Stored items from a collection
────────

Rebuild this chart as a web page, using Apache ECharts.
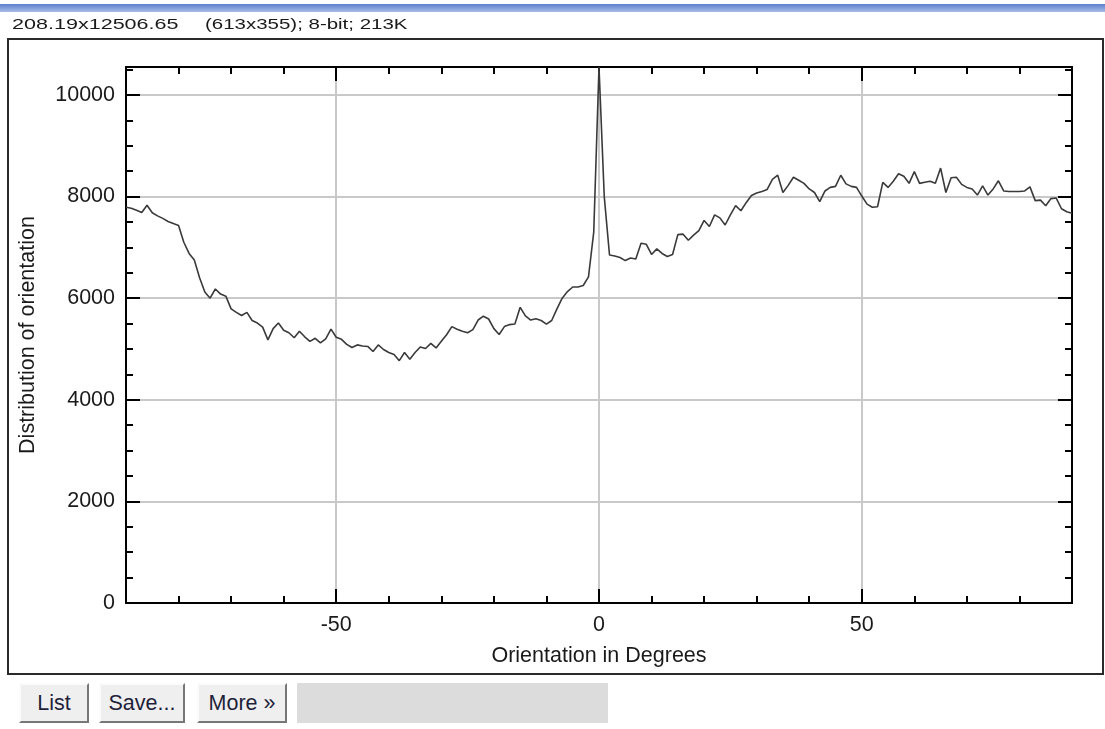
<!DOCTYPE html>
<html>
<head>
<meta charset="utf-8">
<script src="https://cdn.jsdelivr.net/npm/echarts@6/dist/echarts.min.js"></script>
<style>
html,body{margin:0;padding:0;background:#fff;width:1105px;height:729px;overflow:hidden;font-family:"Liberation Sans",Arial,sans-serif;}
#chart{position:absolute;left:0;top:0;width:1105px;height:729px;}
#bar{position:absolute;left:0;top:4px;width:1105px;height:8px;background:linear-gradient(#5c7fcf,#a9bce6);}
.info{position:absolute;top:15px;font-size:15.5px;line-height:18px;color:#1a1a1a;transform-origin:left center;white-space:pre;}
.btn{position:absolute;top:683px;height:40px;box-sizing:border-box;background:#efefef;border-top:2px solid #fbfbfb;border-left:2px solid #fbfbfb;border-right:2px solid #777;border-bottom:2px solid #777;font-size:21.5px;color:#1f1f3a;text-align:center;line-height:36px;}
#gray{position:absolute;top:683px;left:297px;width:311px;height:40px;background:#dcdcdc;}
</style>
</head>
<body>
<div id="chart"></div>
<div id="bar"></div>
<div class="info" style="left:12px;transform:scaleX(1.39)">208.19x12506.65</div>
<div class="info" style="left:205px;transform:scaleX(1.32)">(613x355); 8-bit; 213K</div>
<div class="btn" style="left:19px;width:70px">List</div>
<div class="btn" style="left:99px;width:86px">Save...</div>
<div class="btn" style="left:197px;width:90px">More »</div>
<div id="gray"></div>
<script>
// Orientation bins (degrees)
const degrees = [
 -90,-89,-88,-87,-86,-85,-84,-83,-82,-81,
 -80,-79,-78,-77,-76,-75,-74,-73,-72,-71,
 -70,-69,-68,-67,-66,-65,-64,-63,-62,-61,
 -60,-59,-58,-57,-56,-55,-54,-53,-52,-51,
 -50,-49,-48,-47,-46,-45,-44,-43,-42,-41,
 -40,-39,-38,-37,-36,-35,-34,-33,-32,-31,
 -30,-29,-28,-27,-26,-25,-24,-23,-22,-21,
 -20,-19,-18,-17,-16,-15,-14,-13,-12,-11,
 -10,-9,-8,-7,-6,-5,-4,-3,-2,-1,
 0,1,2,3,4,5,6,7,8,9,
 10,11,12,13,14,15,16,17,18,19,
 20,21,22,23,24,25,26,27,28,29,
 30,31,32,33,34,35,36,37,38,39,
 40,41,42,43,44,45,46,47,48,49,
 50,51,52,53,54,55,56,57,58,59,
 60,61,62,63,64,65,66,67,68,69,
 70,71,72,73,74,75,76,77,78,79,
 80,81,82,83,84,85,86,87,88,89,
 90
];
// Distribution of orientation
const distribution = [
 7790,7770,7730,7685,7830,7680,7620,7570,7510,7470,
 7430,7100,6880,6750,6400,6120,6000,6180,6080,6040,
 5790,5720,5660,5720,5560,5510,5430,5180,5400,5510,
 5370,5320,5220,5350,5240,5150,5210,5120,5200,5390,
 5230,5190,5090,5030,5080,5060,5050,4950,5080,4990,
 4930,4890,4770,4930,4800,4930,5040,5010,5110,5020,
 5150,5280,5440,5390,5350,5320,5380,5570,5645,5590,
 5400,5285,5440,5480,5490,5820,5650,5570,5595,5560,
 5490,5560,5790,6000,6130,6220,6220,6250,6420,7300,
 10550,8000,6850,6830,6800,6740,6790,6770,7080,7060,
 6860,6970,6880,6820,6860,7250,7260,7140,7240,7330,
 7530,7410,7640,7580,7440,7640,7820,7720,7880,8020,
 8070,8100,8140,8340,8420,8080,8220,8380,8320,8260,
 8150,8080,7900,8110,8180,8200,8420,8250,8200,8180,
 8010,7850,7790,7800,8280,8180,8300,8450,8400,8260,
 8490,8260,8280,8300,8260,8560,8080,8370,8380,8240,
 8180,8150,8030,8210,8030,8150,8310,8110,8100,8100,
 8100,8110,8190,7920,7930,7820,7960,7970,7760,7700,
 7670
];
const xLabelValues = [-50, 0, 50];
const yLabelValues = [0, 2000, 4000, 6000, 8000, 10000];
const xTitle = 'Orientation in Degrees';
const yTitle = 'Distribution of orientation';

const FONT = 'Liberation Sans';
const plain = (v) => String(v);
const axisLineStyle = {show: true, onZero: false, lineStyle: {color: '#000', width: 2}};
const minorTick = {show: true, inside: true, length: 7, lineStyle: {color: '#000', width: 2}};
const majorTick = (vals) => ({show: true, inside: true, length: 14, customValues: vals, lineStyle: {color: '#000', width: 2}});
const grayGrid = {show: true, lineStyle: {color: '#c9c9c9', width: 2}};
const X = {type: 'value', min: -90, max: 90};
const Y = {type: 'value', min: 0, max: 10550};

const chart = echarts.init(document.getElementById('chart'), null, {renderer: 'canvas'});
chart.setOption({
  animation: false,
  backgroundColor: '#fff',
  grid: {left: 126, right: 33, top: 67, bottom: 126, containLabel: false},
  graphic: [{
    type: 'rect', silent: true, z: -10,
    shape: {x: 8, y: 39, width: 1095, height: 635},
    style: {fill: 'none', stroke: '#2a2a2a', lineWidth: 2}
  }],
  xAxis: [
    Object.assign({}, X, {
      position: 'bottom', interval: 10,
      axisLine: axisLineStyle, axisTick: minorTick, splitLine: {show: false},
      axisLabel: {show: true, customValues: xLabelValues, formatter: plain, margin: 11, color: '#1a1a1a', fontFamily: FONT, fontSize: 21.5},
      name: xTitle, nameLocation: 'middle', nameGap: 42,
      nameTextStyle: {color: '#1a1a1a', fontFamily: FONT, fontSize: 21.5}
    }),
    Object.assign({}, X, {
      position: 'bottom', axisLine: {show: false, onZero: false},
      axisTick: majorTick(xLabelValues), axisLabel: {show: false}, splitLine: grayGrid
    }),
    Object.assign({}, X, {
      position: 'top', interval: 10,
      axisLine: axisLineStyle, axisTick: minorTick, axisLabel: {show: false}, splitLine: {show: false}
    }),
    Object.assign({}, X, {
      position: 'top', axisLine: {show: false, onZero: false},
      axisTick: majorTick(xLabelValues), axisLabel: {show: false}, splitLine: {show: false}
    })
  ],
  yAxis: [
    Object.assign({}, Y, {
      position: 'left', interval: 500,
      axisLine: axisLineStyle, axisTick: minorTick, splitLine: {show: false},
      axisLabel: {show: true, customValues: yLabelValues, formatter: plain, margin: 11, color: '#1a1a1a', fontFamily: FONT, fontSize: 21.5},
      name: yTitle, nameLocation: 'middle', nameGap: 87, nameRotate: 90,
      nameTextStyle: {color: '#1a1a1a', fontFamily: FONT, fontSize: 21.5}
    }),
    Object.assign({}, Y, {
      position: 'left', axisLine: {show: false, onZero: false},
      axisTick: majorTick(yLabelValues), axisLabel: {show: false}, splitLine: grayGrid
    }),
    Object.assign({}, Y, {
      position: 'right', interval: 500,
      axisLine: axisLineStyle, axisTick: minorTick, axisLabel: {show: false}, splitLine: {show: false}
    }),
    Object.assign({}, Y, {
      position: 'right', axisLine: {show: false, onZero: false},
      axisTick: majorTick(yLabelValues), axisLabel: {show: false}, splitLine: {show: false}
    })
  ],
  series: [{
    type: 'line',
    xAxisIndex: 0, yAxisIndex: 0,
    data: degrees.map((d, i) => [d, distribution[i]]),
    showSymbol: false, symbol: 'none',
    lineStyle: {color: '#3a3a3a', width: 1.6},
    clip: true, z: 5
  }]
});
</script>
</body>
</html>
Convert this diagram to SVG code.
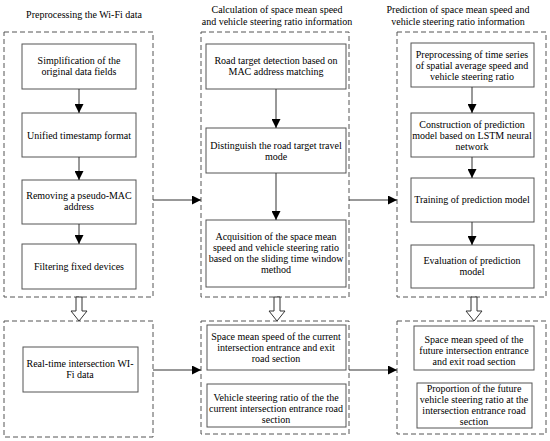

────────

**Instructions to follow:** Give back the whole listing as it stands, minus its pictures.

**The reply:**
Rebuild this chart as a web page, using Apache ECharts.
<!DOCTYPE html>
<html>
<head>
<meta charset="utf-8">
<script src="https://cdn.jsdelivr.net/npm/echarts@6/dist/echarts.min.js"></script>
<style>
html,body{margin:0;padding:0;background:#fff;width:1105px;height:729px;overflow:hidden;font-family:"Liberation Sans",Arial,sans-serif;}
#chart{position:absolute;left:0;top:0;width:1105px;height:729px;}
#bar{position:absolute;left:0;top:4px;width:1105px;height:8px;background:linear-gradient(#5c7fcf,#a9bce6);}
.info{position:absolute;top:15px;font-size:15.5px;line-height:18px;color:#1a1a1a;transform-origin:left center;white-space:pre;}
.btn{position:absolute;top:683px;height:40px;box-sizing:border-box;background:#efefef;border-top:2px solid #fbfbfb;border-left:2px solid #fbfbfb;border-right:2px solid #777;border-bottom:2px solid #777;font-size:21.5px;color:#1f1f3a;text-align:center;line-height:36px;}
#gray{position:absolute;top:683px;left:297px;width:311px;height:40px;background:#dcdcdc;}
</style>
</head>
<body>
<div id="chart"></div>
<div id="bar"></div>
<div class="info" style="left:12px;transform:scaleX(1.39)">208.19x12506.65</div>
<div class="info" style="left:205px;transform:scaleX(1.32)">(613x355); 8-bit; 213K</div>
<div class="btn" style="left:19px;width:70px">List</div>
<div class="btn" style="left:99px;width:86px">Save...</div>
<div class="btn" style="left:197px;width:90px">More »</div>
<div id="gray"></div>
<script>
// Orientation bins (degrees)
const degrees = [
 -90,-89,-88,-87,-86,-85,-84,-83,-82,-81,
 -80,-79,-78,-77,-76,-75,-74,-73,-72,-71,
 -70,-69,-68,-67,-66,-65,-64,-63,-62,-61,
 -60,-59,-58,-57,-56,-55,-54,-53,-52,-51,
 -50,-49,-48,-47,-46,-45,-44,-43,-42,-41,
 -40,-39,-38,-37,-36,-35,-34,-33,-32,-31,
 -30,-29,-28,-27,-26,-25,-24,-23,-22,-21,
 -20,-19,-18,-17,-16,-15,-14,-13,-12,-11,
 -10,-9,-8,-7,-6,-5,-4,-3,-2,-1,
 0,1,2,3,4,5,6,7,8,9,
 10,11,12,13,14,15,16,17,18,19,
 20,21,22,23,24,25,26,27,28,29,
 30,31,32,33,34,35,36,37,38,39,
 40,41,42,43,44,45,46,47,48,49,
 50,51,52,53,54,55,56,57,58,59,
 60,61,62,63,64,65,66,67,68,69,
 70,71,72,73,74,75,76,77,78,79,
 80,81,82,83,84,85,86,87,88,89,
 90
];
// Distribution of orientation
const distribution = [
 7790,7770,7730,7685,7830,7680,7620,7570,7510,7470,
 7430,7100,6880,6750,6400,6120,6000,6180,6080,6040,
 5790,5720,5660,5720,5560,5510,5430,5180,5400,5510,
 5370,5320,5220,5350,5240,5150,5210,5120,5200,5390,
 5230,5190,5090,5030,5080,5060,5050,4950,5080,4990,
 4930,4890,4770,4930,4800,4930,5040,5010,5110,5020,
 5150,5280,5440,5390,5350,5320,5380,5570,5645,5590,
 5400,5285,5440,5480,5490,5820,5650,5570,5595,5560,
 5490,5560,5790,6000,6130,6220,6220,6250,6420,7300,
 10550,8000,6850,6830,6800,6740,6790,6770,7080,7060,
 6860,6970,6880,6820,6860,7250,7260,7140,7240,7330,
 7530,7410,7640,7580,7440,7640,7820,7720,7880,8020,
 8070,8100,8140,8340,8420,8080,8220,8380,8320,8260,
 8150,8080,7900,8110,8180,8200,8420,8250,8200,8180,
 8010,7850,7790,7800,8280,8180,8300,8450,8400,8260,
 8490,8260,8280,8300,8260,8560,8080,8370,8380,8240,
 8180,8150,8030,8210,8030,8150,8310,8110,8100,8100,
 8100,8110,8190,7920,7930,7820,7960,7970,7760,7700,
 7670
];
const xLabelValues = [-50, 0, 50];
const yLabelValues = [0, 2000, 4000, 6000, 8000, 10000];
const xTitle = 'Orientation in Degrees';
const yTitle = 'Distribution of orientation';

const FONT = 'Liberation Sans';
const plain = (v) => String(v);
const axisLineStyle = {show: true, onZero: false, lineStyle: {color: '#000', width: 2}};
const minorTick = {show: true, inside: true, length: 7, lineStyle: {color: '#000', width: 2}};
const majorTick = (vals) => ({show: true, inside: true, length: 14, customValues: vals, lineStyle: {color: '#000', width: 2}});
const grayGrid = {show: true, lineStyle: {color: '#c9c9c9', width: 2}};
const X = {type: 'value', min: -90, max: 90};
const Y = {type: 'value', min: 0, max: 10550};

const chart = echarts.init(document.getElementById('chart'), null, {renderer: 'canvas'});
chart.setOption({
  animation: false,
  backgroundColor: '#fff',
  grid: {left: 126, right: 33, top: 67, bottom: 126, containLabel: false},
  graphic: [{
    type: 'rect', silent: true, z: -10,
    shape: {x: 8, y: 39, width: 1095, height: 635},
    style: {fill: 'none', stroke: '#2a2a2a', lineWidth: 2}
  }],
  xAxis: [
    Object.assign({}, X, {
      position: 'bottom', interval: 10,
      axisLine: axisLineStyle, axisTick: minorTick, splitLine: {show: false},
      axisLabel: {show: true, customValues: xLabelValues, formatter: plain, margin: 11, color: '#1a1a1a', fontFamily: FONT, fontSize: 21.5},
      name: xTitle, nameLocation: 'middle', nameGap: 42,
      nameTextStyle: {color: '#1a1a1a', fontFamily: FONT, fontSize: 21.5}
    }),
    Object.assign({}, X, {
      position: 'bottom', axisLine: {show: false, onZero: false},
      axisTick: majorTick(xLabelValues), axisLabel: {show: false}, splitLine: grayGrid
    }),
    Object.assign({}, X, {
      position: 'top', interval: 10,
      axisLine: axisLineStyle, axisTick: minorTick, axisLabel: {show: false}, splitLine: {show: false}
    }),
    Object.assign({}, X, {
      position: 'top', axisLine: {show: false, onZero: false},
      axisTick: majorTick(xLabelValues), axisLabel: {show: false}, splitLine: {show: false}
    })
  ],
  yAxis: [
    Object.assign({}, Y, {
      position: 'left', interval: 500,
      axisLine: axisLineStyle, axisTick: minorTick, splitLine: {show: false},
      axisLabel: {show: true, customValues: yLabelValues, formatter: plain, margin: 11, color: '#1a1a1a', fontFamily: FONT, fontSize: 21.5},
      name: yTitle, nameLocation: 'middle', nameGap: 87, nameRotate: 90,
      nameTextStyle: {color: '#1a1a1a', fontFamily: FONT, fontSize: 21.5}
    }),
    Object.assign({}, Y, {
      position: 'left', axisLine: {show: false, onZero: false},
      axisTick: majorTick(yLabelValues), axisLabel: {show: false}, splitLine: grayGrid
    }),
    Object.assign({}, Y, {
      position: 'right', interval: 500,
      axisLine: axisLineStyle, axisTick: minorTick, axisLabel: {show: false}, splitLine: {show: false}
    }),
    Object.assign({}, Y, {
      position: 'right', axisLine: {show: false, onZero: false},
      axisTick: majorTick(yLabelValues), axisLabel: {show: false}, splitLine: {show: false}
    })
  ],
  series: [{
    type: 'line',
    xAxisIndex: 0, yAxisIndex: 0,
    data: degrees.map((d, i) => [d, distribution[i]]),
    showSymbol: false, symbol: 'none',
    lineStyle: {color: '#3a3a3a', width: 1.6},
    clip: true, z: 5
  }]
});
</script>
</body>
</html>
Convert this diagram to SVG code.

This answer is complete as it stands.